- [Provided entries]:
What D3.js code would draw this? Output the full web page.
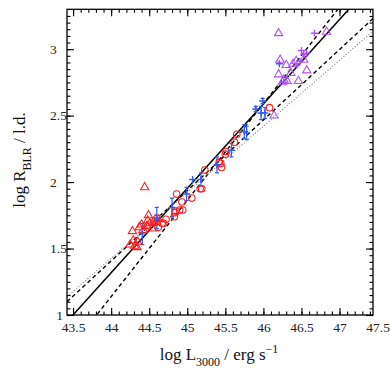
<!DOCTYPE html>
<html lang="en">

<head>
  <meta charset="UTF-8">
  <title>R-L relation</title>
  <script src="https://d3js.org/d3.v7.min.js"></script>
  <style>
    body { margin: 0; background: #fff; }
    .title { font: 17px 'Liberation Serif', 'Times New Roman', serif; fill: #111; }
  </style>
</head>

<body>
  <svg width="390" height="374"></svg>
  <script>
    // red triangles
    const redTriX = [44.44, 44.28, 44.25, 44.29, 44.31, 44.34, 44.37, 44.40, 44.42, 44.47, 44.48, 44.49, 44.51, 44.54, 44.56, 44.58, 44.62, 44.35];
    const redTriY = [1.96, 1.63, 1.53, 1.56, 1.52, 1.51, 1.66, 1.68, 1.64, 1.67, 1.71, 1.75, 1.69, 1.65, 1.70, 1.72, 1.72, 1.55];
    // red circles
    const redCircX = [44.60, 44.62, 44.67, 44.69, 44.72, 44.83, 44.84, 44.85, 44.86, 44.90, 44.94, 44.93, 45.06, 45.17, 45.19, 45.23, 45.42, 45.45, 45.44, 45.50, 45.51, 45.62, 45.65, 46.08];
    const redCircY = [1.70, 1.66, 1.69, 1.69, 1.72, 1.74, 1.77, 1.78, 1.91, 1.79, 1.79, 1.85, 1.88, 1.95, 1.95, 2.09, 2.15, 2.11, 2.14, 2.21, 2.23, 2.30, 2.36, 2.56];
    // blue crosses with errors
    const blueX = [44.41, 44.60, 44.80, 44.99, 45.07, 45.18, 45.39, 45.58, 45.75, 45.78, 45.90, 45.99, 45.97, 46.02, 46.21];
    const blueY = [1.61, 1.73, 1.81, 1.91, 2.02, 2.02, 2.13, 2.24, 2.38, 2.37, 2.55, 2.61, 2.52, 2.52, 2.89];
    const blueErr = [0.08, 0.08, 0.07, 0.05, 0, 0.05, 0.06, 0.05, 0.05, 0.05, 0.02, 0.02, 0.05, 0.04, 0];
    // purple triangles
    const purpTriX = [46.20, 46.83, 46.22, 46.30, 46.20, 46.27, 46.31, 46.25, 46.36, 46.39, 46.43, 46.46, 46.57, 46.14, 46.53];
    const purpTriY = [3.12, 3.13, 2.92, 2.88, 2.81, 2.77, 2.76, 2.75, 2.82, 2.89, 2.91, 2.76, 2.84, 2.50, 2.92];
    // purple crosses
    const purpPlusX = [46.67, 46.50, 46.53, 46.57, 46.44, 46.48];
    const purpPlusY = [3.12, 2.99, 2.96, 2.97, 2.88, 2.91];

    // fitted relations: logR = a + b * (logL - 44)
    const fitA = [1.318, 1.138, 1.407, 1.426];
    const fitB = [0.635, 0.726, 0.530, 0.497];
    const fitStyle = ['solid', 'dash', 'dash', 'dot'];

    const xTicks = [43.5, 44, 44.5, 45, 45.5, 46, 46.5, 47, 47.5];
    const yTicks = [1, 1.5, 2, 2.5, 3];

    const svg = d3.select('svg');
    const pL = 67, pR = 373, pT = 9.3, pB = 315;
    const serif = "'Liberation Serif', 'Times New Roman', serif";

    const x = d3.scaleLinear().domain([43.42, 47.44]).range([pL, pR]);
    const y = d3.scaleLinear().domain([1, 3.3]).range([pB, pT]);

    const red = '#ff1f1f', blue = '#2f5cf5', purple = '#b050f5';

    svg.append('clipPath').attr('id', 'clip')
      .append('rect')
      .attr('x', pL).attr('y', pT)
      .attr('width', pR - pL).attr('height', pB - pT);

    const plot = svg.append('g').attr('clip-path', 'url(#clip)');

    // fit lines
    const xs = x.domain();
    fitA.forEach((a, i) => {
      const ln = plot.append('line')
        .attr('x1', x(xs[0])).attr('y1', y(a + fitB[i] * (xs[0] - 44)))
        .attr('x2', x(xs[1])).attr('y2', y(a + fitB[i] * (xs[1] - 44)))
        .attr('fill', 'none');
      if (fitStyle[i] === 'solid') {
        ln.attr('stroke', '#000').attr('stroke-width', 1.5);
      } else if (fitStyle[i] === 'dash') {
        ln.attr('stroke', '#000').attr('stroke-width', 1.4).attr('stroke-dasharray', '4,3');
      } else {
        ln.attr('stroke', '#8a8a8a').attr('stroke-width', 1.1).attr('stroke-dasharray', '1.2,1.8');
      }
    });

    const tri = d3.symbol().type(d3.symbolTriangle).size(30);
    const plus = s => `M${-s},0H${s}M0,${-s}V${s}`;

    // blue error bars
    blueX.forEach((v, i) => {
      if (!blueErr[i]) return;
      const px = x(v), y0 = y(blueY[i] - blueErr[i]), y1 = y(blueY[i] + blueErr[i]);
      plot.append('path')
        .attr('d', `M${px},${y0}V${y1}M${px - 2},${y0}H${px + 2}M${px - 2},${y1}H${px + 2}`)
        .attr('stroke', blue).attr('stroke-width', 1.2).attr('fill', 'none');
    });

    plot.selectAll('.rtri').data(redTriX).enter().append('path')
      .attr('transform', (d, i) => `translate(${x(d)},${y(redTriY[i])})`)
      .attr('d', tri).attr('fill', 'none').attr('stroke', red).attr('stroke-width', 1.1);

    plot.selectAll('.rcirc').data(redCircX).enter().append('circle')
      .attr('cx', d => x(d)).attr('cy', (d, i) => y(redCircY[i])).attr('r', 3.3)
      .attr('fill', 'none').attr('stroke', red).attr('stroke-width', 1.1);

    plot.selectAll('.bplus').data(blueX).enter().append('path')
      .attr('transform', (d, i) => `translate(${x(d)},${y(blueY[i])})`)
      .attr('d', plus(3.5)).attr('fill', 'none').attr('stroke', blue).attr('stroke-width', 1.4);

    plot.selectAll('.ptri').data(purpTriX).enter().append('path')
      .attr('transform', (d, i) => `translate(${x(d)},${y(purpTriY[i])})`)
      .attr('d', tri).attr('fill', 'none').attr('stroke', purple).attr('stroke-width', 1.1);

    plot.selectAll('.pplus').data(purpPlusX).enter().append('path')
      .attr('transform', (d, i) => `translate(${x(d)},${y(purpPlusY[i])})`)
      .attr('d', plus(3.5)).attr('fill', 'none').attr('stroke', purple).attr('stroke-width', 1.4);

    // axes: minor + major ticks on all four sides
    const xMinor = d3.range(43.5, 47.45, 0.1).filter(v => v <= xs[1]);
    const xMajor = xTicks.filter(v => v <= xs[1]);
    const yMinor = d3.range(1, 3.3, 0.05);
    const yMajor = yTicks;

    const tickAxis = (axis, scale, vals, size) => axis(scale).tickValues(vals).tickSize(size).tickFormat('');

    svg.append('g').attr('transform', `translate(0,${pB})`).call(tickAxis(d3.axisTop, x, xMinor, 3.5));
    svg.append('g').attr('transform', `translate(0,${pB})`).call(tickAxis(d3.axisTop, x, xMajor, 7));
    svg.append('g').attr('transform', `translate(0,${pT})`).call(tickAxis(d3.axisBottom, x, xMinor, 3.5));
    svg.append('g').attr('transform', `translate(0,${pT})`).call(tickAxis(d3.axisBottom, x, xMajor, 7));
    svg.append('g').attr('transform', `translate(${pL},0)`).call(tickAxis(d3.axisRight, y, yMinor, 3.5));
    svg.append('g').attr('transform', `translate(${pL},0)`).call(tickAxis(d3.axisRight, y, yMajor, 7));
    svg.append('g').attr('transform', `translate(${pR},0)`).call(tickAxis(d3.axisLeft, y, yMinor, 3.5));
    svg.append('g').attr('transform', `translate(${pR},0)`).call(tickAxis(d3.axisLeft, y, yMajor, 7));
    svg.selectAll('.domain').remove();
    svg.selectAll('.tick line').attr('stroke', '#000').attr('stroke-width', 1.1);

    // tick labels
    const xl = svg.append('g').attr('transform', `translate(0,${pB})`)
      .call(d3.axisBottom(x).tickValues(xTicks).tickSize(0).tickPadding(7).tickFormat(d3.format('')));
    xl.select('.domain').remove();

    const yl = svg.append('g').attr('transform', `translate(${pL},0)`)
      .call(d3.axisLeft(y).tickValues(yTicks).tickSize(0).tickFormat(d3.format('')));
    yl.select('.domain').remove();
    yl.selectAll('.tick text')
      .attr('text-anchor', d => (d === 1 ? 'end' : 'start'))
      .attr('x', d => (d === 1 ? -4 : -17));

    [xl, yl].forEach(g => g.attr('font-family', serif).attr('font-size', 13.5)
      .selectAll('text').attr('fill', '#222').style('font-family', serif));

    svg.append('rect')
      .attr('x', pL).attr('y', pT)
      .attr('width', pR - pL).attr('height', pB - pT)
      .attr('fill', 'none').attr('stroke', '#000').attr('stroke-width', 1.3);

    // axis titles
    const xt = svg.append('text').attr('class', 'title')
      .attr('x', 219).attr('y', 360).attr('text-anchor', 'middle');
    xt.append('tspan').text('log L');
    xt.append('tspan').attr('dy', 6).attr('font-size', 12).text('3000');
    xt.append('tspan').attr('dy', -6).text(' / erg s');
    xt.append('tspan').attr('dy', -7).attr('font-size', 12).text('\u22121');

    const yt = svg.append('text').attr('class', 'title')
      .attr('transform', 'translate(25,160) rotate(-90)').attr('text-anchor', 'middle');
    yt.append('tspan').text('log R');
    yt.append('tspan').attr('dy', 6).attr('font-size', 12).text('BLR');
    yt.append('tspan').attr('dy', -6).text(' / l.d.');
  </script>
</body>

</html>
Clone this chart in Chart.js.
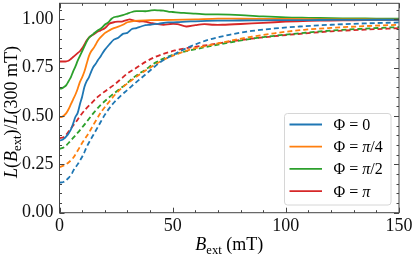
<!DOCTYPE html>
<html><head><meta charset="utf-8">
<script src="https://cdn.jsdelivr.net/npm/chart.js@4.4.0/dist/chart.umd.min.js"></script>
<style>html,body{margin:0;padding:0;background:#fff}</style>
</head><body>
<canvas id="c" width="415" height="259" style="width:415px;height:259px;display:block"></canvas>
<script>
// ---------------- data ----------------
const seriesLabels = ['Φ = 0', 'Φ = π/4', 'Φ = π/2', 'Φ = π'];

// solid curves (measured)
const bSolidPhi0 = [0,1,2,3,4,5,6,7,8,9,10,11,12,13,14,15,16,17,18,19,20,22,24,26,28,30,32,34,36,38,40,44,48,52,56,60,70,80,90,100,110,120,130,140,150];
const lSolidPhi0 = [0.374,0.376,0.383,0.395,0.41,0.43,0.46,0.495,0.515,0.56,0.60,0.65,0.68,0.70,0.73,0.755,0.77,0.79,0.805,0.825,0.842,0.87,0.895,0.905,0.925,0.93,0.95,0.955,0.963,0.97,0.972,0.978,0.984,0.985,0.988,0.99,0.993,0.994,0.995,0.996,0.996,0.997,0.997,0.998,0.998];

const bSolidPhiQ = [0,1,2,3,4,5,6,7,8,9,10,11,12,13,14,15,16,17,18,20,22,24,26,28,30,32,35,40,50,60,70,80,100,120,150];
const lSolidPhiQ = [0.494,0.496,0.503,0.515,0.535,0.56,0.585,0.61,0.64,0.675,0.70,0.73,0.77,0.81,0.835,0.85,0.87,0.89,0.905,0.929,0.943,0.955,0.962,0.972,0.985,0.99,0.993,0.996,0.997,1.0,1.004,1.003,1.002,1.0,0.999];

const bSolidPhiH = [0,1,2,3,4,5,6,7,8,9,10,11,12,13,14,15,16,17,18,19,20,21,22,23,24,26,28,30,32,34,36,38,40,42,44,46,48,50,55,60,65,70,80,90,100,110,120,130,140,150];
const lSolidPhiH = [0.641,0.643,0.65,0.66,0.68,0.70,0.73,0.755,0.785,0.81,0.835,0.86,0.885,0.905,0.915,0.925,0.935,0.943,0.95,0.96,0.972,0.98,0.99,1.003,1.011,1.016,1.022,1.03,1.038,1.042,1.043,1.042,1.045,1.048,1.046,1.045,1.04,1.038,1.033,1.03,1.026,1.026,1.022,1.015,1.01,1.008,1.006,1.005,1.004,1.004];

const bSolidPhiP = [0,2,3,4,5,6,7,8,9,10,11,12,13,14,15,16,17,18,19,20,21,22,24,26,28,30,31,33,35,37,39,41,43,46,49,52,56,60,64,68,72,80,90,100,110,120,130,140,150];
const lSolidPhiP = [0.782,0.782,0.783,0.786,0.795,0.805,0.815,0.825,0.835,0.85,0.87,0.89,0.905,0.915,0.922,0.93,0.937,0.942,0.948,0.954,0.965,0.978,0.985,0.988,0.99,0.997,1.0,0.993,0.989,0.99,0.985,0.98,0.976,0.972,0.976,0.975,0.963,0.97,0.975,0.972,0.972,0.976,0.982,0.988,0.992,0.994,0.995,0.996,0.997];

// dashed curves (measured)
const bDashPhi0 = [0,2,4,5.4,6,8,10.5,12,15,17.5,20,23,27.5,30,33.4,38,42,46,50,55,60,66,75,85,95,106,120,135,150];
const lDashPhi0 = [0.155,0.16,0.18,0.2,0.215,0.25,0.30,0.34,0.403,0.455,0.506,0.555,0.61,0.635,0.67,0.715,0.755,0.79,0.815,0.845,0.87,0.895,0.92,0.94,0.953,0.963,0.972,0.979,0.984];

const bDashPhiQ = [0,2,4,6,8,10,12.9,15,18.6,21,24.5,28,31.9,36,40,45,51,58,66,75,85,95,108,120,135,150];
const lDashPhiQ = [0.236,0.245,0.26,0.283,0.32,0.36,0.412,0.455,0.524,0.56,0.61,0.65,0.685,0.72,0.75,0.785,0.816,0.845,0.865,0.888,0.91,0.928,0.946,0.956,0.965,0.972];

const bDashPhiH = [0,2,4.6,7,9.8,12,15,18,21.6,26,29,33.4,38,42.2,51,58,66,75,85,95,108,120,135,150];
const lDashPhiH = [0.33,0.338,0.368,0.40,0.438,0.47,0.515,0.555,0.593,0.635,0.661,0.705,0.74,0.775,0.82,0.84,0.86,0.88,0.90,0.915,0.93,0.942,0.952,0.96];

const bDashPhiP = [0,2,4.6,7,9,11.5,14.2,17,20,24.5,27.5,30,33.4,38,42.2,51,58,66,75,85,95,108,120,135,150];
const lDashPhiP = [0.386,0.392,0.429,0.465,0.498,0.535,0.567,0.60,0.627,0.665,0.695,0.72,0.745,0.78,0.805,0.839,0.855,0.868,0.885,0.90,0.913,0.927,0.938,0.947,0.954];

const xTickValues = [0, 50, 100, 150];
const yTickValues = [0, 0.25, 0.5, 0.75, 1.0];

// ---------------- styling ----------------
const colors = ['#1f77b4', '#ff7f0e', '#2ca02c', '#d62728'];
const FAMILY = '"Liberation Serif", "DejaVu Serif", serif';

function pts(xs, ys) { return xs.map((v, i) => ({x: v, y: ys[i]})); }

const solids = [[bSolidPhi0,lSolidPhi0],[bSolidPhiQ,lSolidPhiQ],[bSolidPhiH,lSolidPhiH],[bSolidPhiP,lSolidPhiP]];
const dashes = [[bDashPhi0,lDashPhi0],[bDashPhiQ,lDashPhiQ],[bDashPhiH,lDashPhiH],[bDashPhiP,lDashPhiP]];

const datasets = [];
solids.forEach((s, i) => datasets.push({
  label: seriesLabels[i], data: pts(s[0], s[1]), borderColor: colors[i], borderWidth: 1.8,
  pointRadius: 0, tension: 0.25, fill: false, legendEntry: true
}));
dashes.forEach((s, i) => datasets.push({
  label: seriesLabels[i] + ' (dashed)', data: pts(s[0], s[1]), borderColor: colors[i], borderWidth: 1.8,
  borderDash: [5, 3], pointRadius: 0, cubicInterpolationMode: 'monotone', fill: false, legendEntry: false
}));

function drawRich(ctx, segs, size) {
  let w = 0;
  const measure = [];
  segs.forEach(sg => {
    const fs = sg.sub ? size * 0.7 : size;
    ctx.font = (sg.i ? 'italic ' : '') + fs + 'px ' + FAMILY;
    const mw = ctx.measureText(sg.t).width;
    measure.push({sg, fs, mw});
    w += mw;
  });
  return {w, measure};
}
function paintRich(ctx, segs, size, x, y, align) {
  const {w, measure} = drawRich(ctx, segs, size);
  let cx = align === 'center' ? x - w / 2 : x;
  ctx.textBaseline = 'alphabetic';
  ctx.textAlign = 'left';
  measure.forEach(m => {
    ctx.font = (m.sg.i ? 'italic ' : '') + m.fs + 'px ' + FAMILY;
    ctx.fillText(m.sg.t, cx, y + (m.sg.sub ? size * 0.22 : 0));
    cx += m.mw;
  });
}

const decor = {
  id: 'decor',
  afterDatasetsDraw(chart) {
    const {ctx, chartArea: a, scales: {x, y}} = chart;
    ctx.save();
    ctx.strokeStyle = '#444';
    ctx.lineWidth = 1;
    ctx.strokeRect(a.left, a.top, a.right - a.left, a.bottom - a.top);
    ctx.beginPath();
    for (let v = 0; v <= 150 + 1e-9; v += 10) {
      const px = Math.round(x.getPixelForValue(v)) + 0.5;
      const len = (Math.abs(v % 50) < 1e-9) ? 5 : 2.5;
      ctx.moveTo(px, a.bottom); ctx.lineTo(px, a.bottom - len);
      ctx.moveTo(px, a.top); ctx.lineTo(px, a.top + len);
    }
    for (let i = 0; i * 0.05 <= y.max + 1e-9; i++) {
      const v = i * 0.05;
      const py = Math.round(y.getPixelForValue(v)) + 0.5;
      const len = (i % 5 === 0) ? 5 : 2.5;
      ctx.moveTo(a.left, py); ctx.lineTo(a.left + len, py);
      ctx.moveTo(a.right, py); ctx.lineTo(a.right - len, py);
    }
    ctx.stroke();
    ctx.restore();
  },
  afterDraw(chart) {
    const {ctx, chartArea: a} = chart;
    ctx.save();
    ctx.fillStyle = '#000';
    // x title
    paintRich(ctx, [{t:'B', i:1}, {t:'ext', sub:1}, {t:' (mT)'}], 18, (a.left + a.right) / 2, 250, 'center');
    // y title
    ctx.save();
    ctx.translate(17, (a.top + a.bottom) / 2 + 4);
    ctx.rotate(-Math.PI / 2);
    paintRich(ctx, [{t:'L', i:1}, {t:'('}, {t:'B', i:1}, {t:'ext', sub:1}, {t:')/'}, {t:'L', i:1}, {t:'(300 mT)'}], 18, 0, 0, 'center');
    ctx.restore();
    // legend
    const lx = 284.5, ly = 113.5, lw = 106.5, lh = 91.5, r = 3;
    ctx.beginPath();
    ctx.moveTo(lx + r, ly); ctx.lineTo(lx + lw - r, ly); ctx.arcTo(lx + lw, ly, lx + lw, ly + r, r);
    ctx.lineTo(lx + lw, ly + lh - r); ctx.arcTo(lx + lw, ly + lh, lx + lw - r, ly + lh, r);
    ctx.lineTo(lx + r, ly + lh); ctx.arcTo(lx, ly + lh, lx, ly + lh - r, r);
    ctx.lineTo(lx, ly + r); ctx.arcTo(lx, ly, lx + r, ly, r);
    ctx.closePath();
    ctx.fillStyle = 'rgba(255,255,255,0.85)';
    ctx.fill();
    ctx.strokeStyle = '#d6d6d6';
    ctx.lineWidth = 1;
    ctx.stroke();
    const entries = chart.data.datasets.filter(d => d.legendEntry);
    entries.forEach((d, i) => {
      const cy = 124.5 + i * 22.2;
      ctx.strokeStyle = d.borderColor;
      ctx.lineWidth = 1.8;
      ctx.beginPath(); ctx.moveTo(289.5, cy); ctx.lineTo(322, cy); ctx.stroke();
      ctx.fillStyle = '#000';
      const parts = d.label.split(' = ');
      const segs = [{t: parts[0] + ' = '}];
      parts[1].split('').forEach(ch => segs.push({t: ch, i: ch === 'π' ? 1 : 0}));
      paintRich(ctx, segs, 16, 333.5, cy + 5.5, 'left');
    });
    ctx.restore();
  }
};

new Chart(document.getElementById('c'), {
  type: 'line',
  data: {datasets},
  options: {
    responsive: false,
    devicePixelRatio: 1,
    animation: false,
    layout: {padding: {left: 0, right: 16, top: 3.3, bottom: 0}},
    plugins: {legend: {display: false}, tooltip: {enabled: false}},
    scales: {
      x: {
        type: 'linear', min: 0, max: 150,
        grid: {display: false, drawTicks: false},
        border: {display: false},
        afterBuildTicks: s => { s.ticks = xTickValues.map(v => ({value: v})); },
        ticks: {font: {family: FAMILY, size: 18}, color: '#111', padding: 3, maxRotation: 0,
                callback: v => String(v)},
        afterFit: s => { s.height = 46.3; s.paddingLeft = 0; s.paddingRight = 0; }
      },
      y: {
        type: 'linear', min: 0, max: 1.083,
        grid: {display: false, drawTicks: false},
        border: {display: false},
        afterBuildTicks: s => { s.ticks = yTickValues.map(v => ({value: v})); },
        ticks: {font: {family: FAMILY, size: 18}, color: '#111', padding: 6,
                callback: v => Number(v).toFixed(2)},
        afterFit: s => { s.width = 59.5; s.paddingTop = 0; s.paddingBottom = 0; }
      }
    }
  },
  plugins: [decor]
});
</script>
</body></html>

- [Goal]: Repeat only what lies between the start of the data and the end of the line containing "const purpPlusY = [3.12, 2.99, 2.96, 2.97, 2.88, 2.91];", exactly, with pictures left out.

- [Solution to this task]:
What D3.js code would draw this? Output the full web page.
<!DOCTYPE html>
<html lang="en">

<head>
  <meta charset="UTF-8">
  <title>R-L relation</title>
  <script src="https://d3js.org/d3.v7.min.js"></script>
  <style>
    body { margin: 0; background: #fff; }
    .title { font: 17px 'Liberation Serif', 'Times New Roman', serif; fill: #111; }
  </style>
</head>

<body>
  <svg width="390" height="374"></svg>
  <script>
    // red triangles
    const redTriX = [44.44, 44.28, 44.25, 44.29, 44.31, 44.34, 44.37, 44.40, 44.42, 44.47, 44.48, 44.49, 44.51, 44.54, 44.56, 44.58, 44.62, 44.35];
    const redTriY = [1.96, 1.63, 1.53, 1.56, 1.52, 1.51, 1.66, 1.68, 1.64, 1.67, 1.71, 1.75, 1.69, 1.65, 1.70, 1.72, 1.72, 1.55];
    // red circles
    const redCircX = [44.60, 44.62, 44.67, 44.69, 44.72, 44.83, 44.84, 44.85, 44.86, 44.90, 44.94, 44.93, 45.06, 45.17, 45.19, 45.23, 45.42, 45.45, 45.44, 45.50, 45.51, 45.62, 45.65, 46.08];
    const redCircY = [1.70, 1.66, 1.69, 1.69, 1.72, 1.74, 1.77, 1.78, 1.91, 1.79, 1.79, 1.85, 1.88, 1.95, 1.95, 2.09, 2.15, 2.11, 2.14, 2.21, 2.23, 2.30, 2.36, 2.56];
    // blue crosses with errors
    const blueX = [44.41, 44.60, 44.80, 44.99, 45.07, 45.18, 45.39, 45.58, 45.75, 45.78, 45.90, 45.99, 45.97, 46.02, 46.21];
    const blueY = [1.61, 1.73, 1.81, 1.91, 2.02, 2.02, 2.13, 2.24, 2.38, 2.37, 2.55, 2.61, 2.52, 2.52, 2.89];
    const blueErr = [0.08, 0.08, 0.07, 0.05, 0, 0.05, 0.06, 0.05, 0.05, 0.05, 0.02, 0.02, 0.05, 0.04, 0];
    // purple triangles
    const purpTriX = [46.20, 46.83, 46.22, 46.30, 46.20, 46.27, 46.31, 46.25, 46.36, 46.39, 46.43, 46.46, 46.57, 46.14, 46.53];
    const purpTriY = [3.12, 3.13, 2.92, 2.88, 2.81, 2.77, 2.76, 2.75, 2.82, 2.89, 2.91, 2.76, 2.84, 2.50, 2.92];
    // purple crosses
    const purpPlusX = [46.67, 46.50, 46.53, 46.57, 46.44, 46.48];
    const purpPlusY = [3.12, 2.99, 2.96, 2.97, 2.88, 2.91];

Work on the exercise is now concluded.